“Rhythm is a Dancer”.
Author, on stage: Henri Hütt, sound design by Algorütmid, light design by Villu Konrad, stylistics Kaie Olmre, photo: Hannes Aasamets.
Premiere 27.11 at Kanuti Gildi SAAL.
It is often difficult to remain calm about dance performances. The anxiety mainly stems from a prejudice about one’s own abilities of interpretation and understanding. Viewers often hesitate whether the movement on the stage is narrative and if the viewers should have a clear understanding of what is going on. This creates a feeling of protest towards the performer – you start to think he is not sure what he is doing there himself. Of course it isn’t true, probably the person on the stage is the only one who really knows what it’s all about. And people close to him – his colleagues – come quite close to understanding his intentions. The viewer, however, is left with a feeling of dissatisfaction in his or her efforts to “really understand” the performance.
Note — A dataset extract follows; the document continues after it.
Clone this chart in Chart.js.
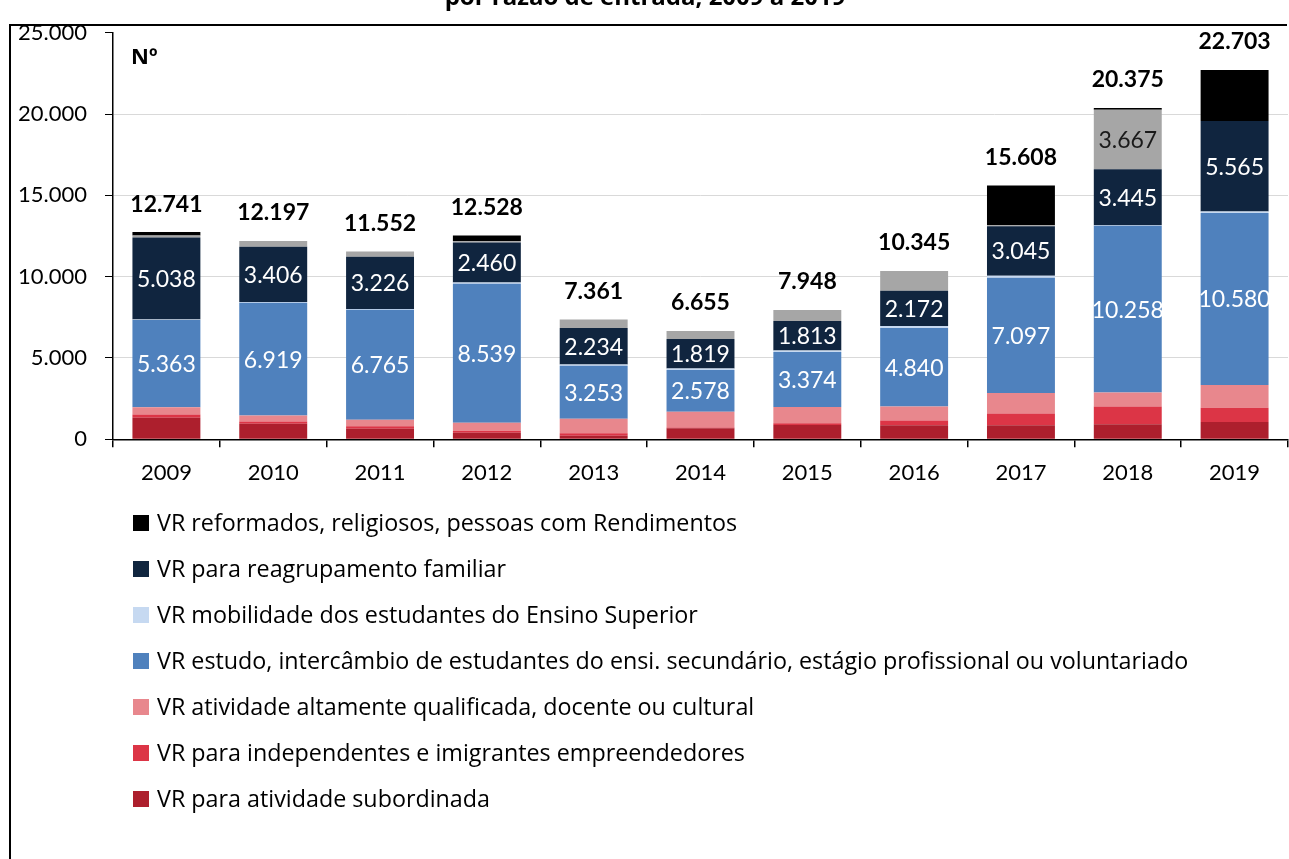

Hütt’s “Rhythm is a Dancer” doesn’t demand much in terms of explanation: his premise is clear, the show is divided into distinguishable parts, each of which is polished, precise and minimalist. Through his own experiences Hütt talks about the sense of rhythm that touches all human beings, starting with the pattern of repetition in the world around us and ending with a rhythm that is central and individual – the heartbeat. The show is not encumbered by symbols, which would create a mess where the viewer might feel overwhelmed. Hütt asks in his show: is it possible to make the whole audience breathe together, make their hearts beat to the same rhythm? An interesting question and worth a search for an answer. However, if it is the dance performance’s (as well as every other performance’s) mission to make the viewer think, feel, respond, then wouldn’t a more important question first be: is it possible for a performer to make the audience’s heart beat at all?
In the show Hütt has decided not to just use a rhythm and a catchy visual, which would probably be the easiest way to “buy off” the audience. He has created a visually neutral zero space, where he analyses the essence of rhythm. It sounds profound, but inevitably you get the feeling as if you were reading the entry “rhythm” in the dictionary and examples of the contexts it can be used in. Understandably Hütt has spent a lot of time deliberating on the subject, so perhaps this is why the performance tastes more like a meatless bone? The analogy may seem harsh, but what I mean is that the show is like a skeleton, which is interesting to look at, but which doesn’t make my heart beat in a special way. The ideas and information are processed, separated from the context and appear before us in a too refined way. It seems like the best and most exciting part of the research and the process of the production is the one the viewer doesn’t get to see.
A person’s heartbeat is probably the most intimate and personal sound in the world. It is not directly regulated, for it can act in a way unexpected even to ourselves. In the last part of the show Hütt has reached the stage where he shares his heartbeats with the audience and has arrived at the core of the question he is intrigued by – how to move according to one’s own heartbeat? It is a beautiful and profound idea and feels like a question without a beginning and an end. There is the body, which moves listening to its inner rhythm, which in turn changes due to physical movements.
Everything is subject to interpretation and analysis. Even the kind of (dance) performances that really screw you up. Sometimes it is even possible to understand the performance. But it is inevitable that only certain situations and people make our hearts change their rhythm involuntarily. It doesn’t depend on our wishes or will. In a way “Rhythm is a Dancer” managed to prove this point.